The uncertainty immobilizes. Writers cannot pitch competing outlets simultaneously—most publications demand exclusive consideration. They cannot write off labor as sunk cost—the “maybe they’re just busy” hope persists for weeks. They check email compulsively. They question whether the silence indicates quality failure or category exclusion.

This ambiguity serves institutional interests. Unpaid silence is cheaper than rejection letters. It prevents collective identification of patterns—ghosted writers rarely know if their experience is unique or systemic. Without transparency, solidarity remains impossible.

But documentation resists. Digital forums—private Facebook groups, Twitter threads under #KenyanWriters, Slack channels for African freelancers—map the black hole’s contours. They name repeat offenders, celebrate ethical editors, and transform individual confusion into collective knowledge.

  • Case Studies: Voices from the Black Hole

To illustrate these dynamics, consider anonymized examples drawn from Kenyan freelancers’ experiences, reflective of broader patterns documented in industry reports and personal accounts. These cases highlight the emotional, financial, and professional toll of ghosting, while underscoring the value of networks for advocacy.

One Kenyan freelance journalist, specializing in investigative reporting on social issues, pitched a major story on surrogacy scandals to international outlets. After initial interest and a request for a full draft, she invested significant time in fieldwork, interviews, and revisions. Months passed without response, despite multiple follow-ups. She later discovered similar stories published by the same outlets under different bylines, often using elements reminiscent of her pitch. As she noted in a public reflection, “Sometimes you pitch to an editor who says no to your pitch, but you see the same story done by their publication.” This not only represented unpaid labor but also eroded her trust in the pitching process, forcing her to question whether her location and lack of institutional backing played a role in the dismissal.

In another instance, a case involves a group of Kenyan content creators and journalists who formed informal networks to track ghosting trends in the essay-writing and journalism freelance sectors. One writer from Nanyuki, with years in the industry, reported a sharp drop in assignments after initial pitches were met with radio silence from Western clients. Previously earning substantial monthly income from detailed pieces, he now struggles with reduced gigs, attributing part of it to unresponsive editors who request samples or drafts without follow-through. Collectively, this group shared data via online forums, revealing how ghosting perpetuates inequality: “When you reach out… the first question they often ask is which media you work with. When you say you are a freelance journalist, some people will refuse to speak to you.” By documenting these incidents publicly, they prompted discussions on fair practices, transforming personal frustrations into calls for systemic change.

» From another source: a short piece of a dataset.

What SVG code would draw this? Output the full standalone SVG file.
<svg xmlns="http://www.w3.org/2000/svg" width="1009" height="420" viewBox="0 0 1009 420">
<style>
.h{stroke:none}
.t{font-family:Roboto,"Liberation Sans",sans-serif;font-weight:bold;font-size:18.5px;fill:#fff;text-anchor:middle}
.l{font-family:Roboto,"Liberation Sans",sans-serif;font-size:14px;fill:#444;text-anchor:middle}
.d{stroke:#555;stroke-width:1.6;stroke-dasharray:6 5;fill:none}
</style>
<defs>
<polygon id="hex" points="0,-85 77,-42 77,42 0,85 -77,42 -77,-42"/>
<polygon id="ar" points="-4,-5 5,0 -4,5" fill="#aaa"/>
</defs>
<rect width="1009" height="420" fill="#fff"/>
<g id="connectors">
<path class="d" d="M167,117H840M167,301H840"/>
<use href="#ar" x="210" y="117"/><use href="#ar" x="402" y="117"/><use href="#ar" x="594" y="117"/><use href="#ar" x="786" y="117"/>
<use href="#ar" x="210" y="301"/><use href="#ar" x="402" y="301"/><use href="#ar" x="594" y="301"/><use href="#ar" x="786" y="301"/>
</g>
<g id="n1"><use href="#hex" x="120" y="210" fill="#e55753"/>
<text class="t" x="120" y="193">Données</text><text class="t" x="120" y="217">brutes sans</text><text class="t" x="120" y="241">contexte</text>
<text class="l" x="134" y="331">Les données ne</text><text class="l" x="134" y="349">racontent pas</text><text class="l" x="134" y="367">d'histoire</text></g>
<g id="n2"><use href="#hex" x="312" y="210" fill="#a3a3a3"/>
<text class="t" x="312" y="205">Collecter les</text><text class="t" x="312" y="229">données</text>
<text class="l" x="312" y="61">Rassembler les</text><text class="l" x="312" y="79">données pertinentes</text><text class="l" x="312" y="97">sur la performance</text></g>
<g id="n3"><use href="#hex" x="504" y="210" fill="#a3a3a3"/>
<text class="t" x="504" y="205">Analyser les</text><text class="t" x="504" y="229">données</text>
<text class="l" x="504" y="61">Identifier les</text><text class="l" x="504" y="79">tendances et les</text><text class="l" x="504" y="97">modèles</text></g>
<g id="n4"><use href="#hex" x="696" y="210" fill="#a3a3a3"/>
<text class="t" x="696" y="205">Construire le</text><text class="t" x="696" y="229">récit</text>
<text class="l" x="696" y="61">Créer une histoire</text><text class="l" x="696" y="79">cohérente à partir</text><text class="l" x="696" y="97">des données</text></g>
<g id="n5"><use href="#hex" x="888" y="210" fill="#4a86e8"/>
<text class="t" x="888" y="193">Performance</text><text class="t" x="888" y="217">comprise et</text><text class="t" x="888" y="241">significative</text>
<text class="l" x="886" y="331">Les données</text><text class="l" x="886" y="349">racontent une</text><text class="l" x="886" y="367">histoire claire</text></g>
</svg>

These stories, supported by reports from organizations like the Reuters Institute and the Overseas Development Institute, demonstrate how ghosting stifles Kenyan voices in global media. They reveal opportunities for reform through solidarity, such as building trusted editor relationships and advocating for transparent processes.

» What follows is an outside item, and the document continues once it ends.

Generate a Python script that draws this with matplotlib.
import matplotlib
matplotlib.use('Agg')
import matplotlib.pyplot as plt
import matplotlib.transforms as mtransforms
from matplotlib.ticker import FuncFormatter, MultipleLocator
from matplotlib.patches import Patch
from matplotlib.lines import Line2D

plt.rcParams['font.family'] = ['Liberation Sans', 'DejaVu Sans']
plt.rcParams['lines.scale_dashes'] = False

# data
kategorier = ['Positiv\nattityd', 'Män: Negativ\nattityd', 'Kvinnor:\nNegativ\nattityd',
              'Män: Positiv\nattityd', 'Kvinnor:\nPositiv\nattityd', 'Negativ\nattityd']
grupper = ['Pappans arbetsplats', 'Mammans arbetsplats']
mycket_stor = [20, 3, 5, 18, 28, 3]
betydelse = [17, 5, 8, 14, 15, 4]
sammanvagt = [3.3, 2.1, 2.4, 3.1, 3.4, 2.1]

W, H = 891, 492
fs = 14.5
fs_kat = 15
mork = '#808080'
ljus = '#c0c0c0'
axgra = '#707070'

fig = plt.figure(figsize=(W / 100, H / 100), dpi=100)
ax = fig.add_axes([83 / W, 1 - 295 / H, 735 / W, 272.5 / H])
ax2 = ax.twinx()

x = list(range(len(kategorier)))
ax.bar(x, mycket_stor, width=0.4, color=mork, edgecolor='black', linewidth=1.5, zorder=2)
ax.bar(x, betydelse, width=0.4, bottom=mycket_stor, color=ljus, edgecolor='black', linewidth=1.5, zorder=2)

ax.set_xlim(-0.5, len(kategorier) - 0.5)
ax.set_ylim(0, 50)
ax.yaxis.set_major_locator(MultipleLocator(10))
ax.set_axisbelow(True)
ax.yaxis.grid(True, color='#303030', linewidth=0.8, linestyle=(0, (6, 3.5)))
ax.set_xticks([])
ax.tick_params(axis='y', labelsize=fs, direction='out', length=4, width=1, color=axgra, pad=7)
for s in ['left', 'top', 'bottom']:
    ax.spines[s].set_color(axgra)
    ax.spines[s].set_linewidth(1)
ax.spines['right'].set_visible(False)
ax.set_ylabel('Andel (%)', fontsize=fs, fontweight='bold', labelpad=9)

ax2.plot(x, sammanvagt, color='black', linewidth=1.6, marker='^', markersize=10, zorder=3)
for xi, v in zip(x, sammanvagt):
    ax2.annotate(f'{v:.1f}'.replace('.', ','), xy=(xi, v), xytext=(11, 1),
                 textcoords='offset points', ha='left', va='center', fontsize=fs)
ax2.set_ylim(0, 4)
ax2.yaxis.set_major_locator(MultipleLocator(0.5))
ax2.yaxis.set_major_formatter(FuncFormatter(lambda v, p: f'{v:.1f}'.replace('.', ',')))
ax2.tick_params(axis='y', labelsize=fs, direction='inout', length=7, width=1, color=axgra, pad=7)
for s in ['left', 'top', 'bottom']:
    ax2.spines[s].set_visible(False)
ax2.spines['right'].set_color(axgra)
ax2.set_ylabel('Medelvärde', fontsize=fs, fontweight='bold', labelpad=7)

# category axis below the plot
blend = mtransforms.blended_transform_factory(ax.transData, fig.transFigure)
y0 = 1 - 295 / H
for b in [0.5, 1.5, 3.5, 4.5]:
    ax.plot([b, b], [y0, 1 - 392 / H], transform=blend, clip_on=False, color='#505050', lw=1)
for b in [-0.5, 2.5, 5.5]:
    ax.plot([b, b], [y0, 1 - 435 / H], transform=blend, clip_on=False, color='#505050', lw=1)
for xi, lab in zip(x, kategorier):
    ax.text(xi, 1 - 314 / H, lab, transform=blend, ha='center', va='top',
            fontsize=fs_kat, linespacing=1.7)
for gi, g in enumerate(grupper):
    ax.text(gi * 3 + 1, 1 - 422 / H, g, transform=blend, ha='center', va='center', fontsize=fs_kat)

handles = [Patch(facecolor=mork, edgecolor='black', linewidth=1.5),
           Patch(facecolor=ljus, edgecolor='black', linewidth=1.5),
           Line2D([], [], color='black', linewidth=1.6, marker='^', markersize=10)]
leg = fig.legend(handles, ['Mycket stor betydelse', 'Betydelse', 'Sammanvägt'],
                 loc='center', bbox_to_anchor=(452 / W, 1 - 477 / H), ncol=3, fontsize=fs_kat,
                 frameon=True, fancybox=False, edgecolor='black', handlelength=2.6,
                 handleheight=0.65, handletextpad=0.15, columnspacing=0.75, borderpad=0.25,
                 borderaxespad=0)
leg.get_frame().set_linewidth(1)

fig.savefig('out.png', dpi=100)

  • Navigating and Pressuring the System

Individual tactics provide partial protection:

Transparent Exclusivity: State clearly in initial pitches: “I’m offering this exclusively for fourteen days. If I don’t hear back, I’ll assume you’re passing and will pitch elsewhere.” This creates accountability without burning bridges, and separates professional outlets from exploitative ones by their response.

The Kill Fee Standard: Include in all draft submissions: “If you request a full piece and choose not to publish, I request a 25% fee for labor invested.” Many will decline. Some will respect the professionalism. All will reveal their operational ethics.

Portfolio Architecture: Local and regional platforms—publications like this one, African digital magazines, continental journalism collectives—provide crucial credential-building. Polished, edited work in professional contexts demonstrates capability that transcends the “emerging voice” stereotype.

Structural solutions require institutional pressure:

Guidelines for fair treatment of freelancers advocate abolishing partial kill fees in favor of full compensation for commissioned work not published through no fault of the writer, alongside transparent rate listings and regular reviews. Outlets adopting transparent response timelines and annual diversity reporting demonstrate that ethical practice and operational efficiency coexist.

  • Conclusion: Writing Against Erasure

The pitch black hole will not close through individual resilience alone. It requires naming the pattern as systemic, not personal; as designed, not accidental.

But there is power in that naming. In sharing coordinates. In building alternative routes to visibility when traditional gates remain locked.

The global media ecosystem desperately needs writers with deep local knowledge, linguistic range, and networks extending beyond capital city hotels. It needs stories that treat African markets as complex, contradictory, and unexceptional—as ordinary as anywhere else.

The silence is structural. The response is collective. And the work continues.